═════ Data shown ═════
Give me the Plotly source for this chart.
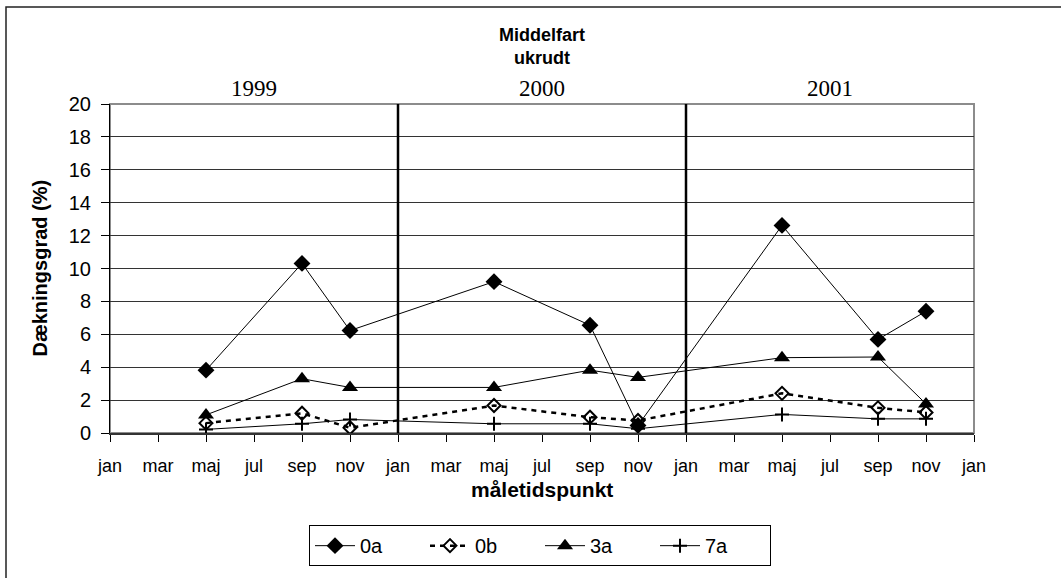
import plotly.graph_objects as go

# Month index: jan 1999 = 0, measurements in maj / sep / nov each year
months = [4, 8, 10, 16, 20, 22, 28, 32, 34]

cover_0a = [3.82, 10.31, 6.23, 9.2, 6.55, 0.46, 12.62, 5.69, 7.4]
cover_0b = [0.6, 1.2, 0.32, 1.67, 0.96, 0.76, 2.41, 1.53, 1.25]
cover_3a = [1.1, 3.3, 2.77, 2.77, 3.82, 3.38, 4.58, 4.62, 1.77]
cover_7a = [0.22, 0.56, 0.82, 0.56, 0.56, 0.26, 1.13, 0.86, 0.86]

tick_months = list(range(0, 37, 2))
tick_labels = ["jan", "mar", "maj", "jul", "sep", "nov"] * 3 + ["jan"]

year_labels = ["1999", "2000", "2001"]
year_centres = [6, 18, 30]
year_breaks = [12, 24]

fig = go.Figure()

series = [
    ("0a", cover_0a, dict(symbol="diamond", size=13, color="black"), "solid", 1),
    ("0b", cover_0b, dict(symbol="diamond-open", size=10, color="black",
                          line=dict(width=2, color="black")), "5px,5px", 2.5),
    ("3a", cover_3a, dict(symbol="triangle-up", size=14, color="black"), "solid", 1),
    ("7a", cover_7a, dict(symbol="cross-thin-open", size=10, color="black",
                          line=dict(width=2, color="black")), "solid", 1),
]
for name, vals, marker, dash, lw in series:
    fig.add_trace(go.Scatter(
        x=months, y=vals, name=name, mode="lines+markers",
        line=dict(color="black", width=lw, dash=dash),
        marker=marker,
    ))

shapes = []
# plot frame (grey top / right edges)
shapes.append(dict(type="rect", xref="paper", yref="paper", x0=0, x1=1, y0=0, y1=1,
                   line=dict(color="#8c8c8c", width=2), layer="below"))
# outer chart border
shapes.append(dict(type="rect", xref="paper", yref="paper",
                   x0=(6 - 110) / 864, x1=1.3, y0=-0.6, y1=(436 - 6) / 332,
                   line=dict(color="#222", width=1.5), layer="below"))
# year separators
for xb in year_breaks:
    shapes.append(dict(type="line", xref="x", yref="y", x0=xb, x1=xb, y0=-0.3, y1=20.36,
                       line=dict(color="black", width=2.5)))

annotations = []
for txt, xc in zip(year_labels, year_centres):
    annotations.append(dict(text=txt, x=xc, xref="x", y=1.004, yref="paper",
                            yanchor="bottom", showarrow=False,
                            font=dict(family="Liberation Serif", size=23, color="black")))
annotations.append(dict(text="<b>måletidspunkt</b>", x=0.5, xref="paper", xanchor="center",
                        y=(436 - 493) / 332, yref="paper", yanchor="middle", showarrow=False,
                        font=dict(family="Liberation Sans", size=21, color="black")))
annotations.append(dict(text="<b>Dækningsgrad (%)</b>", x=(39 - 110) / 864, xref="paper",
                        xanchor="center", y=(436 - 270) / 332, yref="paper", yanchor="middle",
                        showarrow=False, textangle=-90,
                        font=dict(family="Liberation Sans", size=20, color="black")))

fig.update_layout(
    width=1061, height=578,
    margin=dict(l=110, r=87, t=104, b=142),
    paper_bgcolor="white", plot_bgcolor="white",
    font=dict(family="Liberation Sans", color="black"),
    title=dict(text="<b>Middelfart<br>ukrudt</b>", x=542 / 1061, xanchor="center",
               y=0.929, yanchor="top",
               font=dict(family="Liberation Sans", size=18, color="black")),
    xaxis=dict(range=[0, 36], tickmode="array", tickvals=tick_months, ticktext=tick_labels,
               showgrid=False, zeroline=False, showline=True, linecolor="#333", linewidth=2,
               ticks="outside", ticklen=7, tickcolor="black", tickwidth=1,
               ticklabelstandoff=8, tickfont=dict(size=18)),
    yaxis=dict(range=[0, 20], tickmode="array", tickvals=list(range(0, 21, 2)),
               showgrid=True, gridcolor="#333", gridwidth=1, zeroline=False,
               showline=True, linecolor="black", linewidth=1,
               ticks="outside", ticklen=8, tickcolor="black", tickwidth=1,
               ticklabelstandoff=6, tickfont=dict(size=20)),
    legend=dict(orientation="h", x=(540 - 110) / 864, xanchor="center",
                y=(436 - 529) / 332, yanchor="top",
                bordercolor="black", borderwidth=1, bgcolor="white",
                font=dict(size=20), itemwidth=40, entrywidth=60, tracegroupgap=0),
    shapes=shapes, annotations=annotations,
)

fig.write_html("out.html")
═════
Go from the first line of the data above to the line containing "fig = go.Figure()" and retype exactly those lines, both included, but none of the pictures.

■ Task solution:
Give me the Plotly source for this chart.
import plotly.graph_objects as go

# Month index: jan 1999 = 0, measurements in maj / sep / nov each year
months = [4, 8, 10, 16, 20, 22, 28, 32, 34]

cover_0a = [3.82, 10.31, 6.23, 9.2, 6.55, 0.46, 12.62, 5.69, 7.4]
cover_0b = [0.6, 1.2, 0.32, 1.67, 0.96, 0.76, 2.41, 1.53, 1.25]
cover_3a = [1.1, 3.3, 2.77, 2.77, 3.82, 3.38, 4.58, 4.62, 1.77]
cover_7a = [0.22, 0.56, 0.82, 0.56, 0.56, 0.26, 1.13, 0.86, 0.86]

tick_months = list(range(0, 37, 2))
tick_labels = ["jan", "mar", "maj", "jul", "sep", "nov"] * 3 + ["jan"]

year_labels = ["1999", "2000", "2001"]
year_centres = [6, 18, 30]
year_breaks = [12, 24]

fig = go.Figure()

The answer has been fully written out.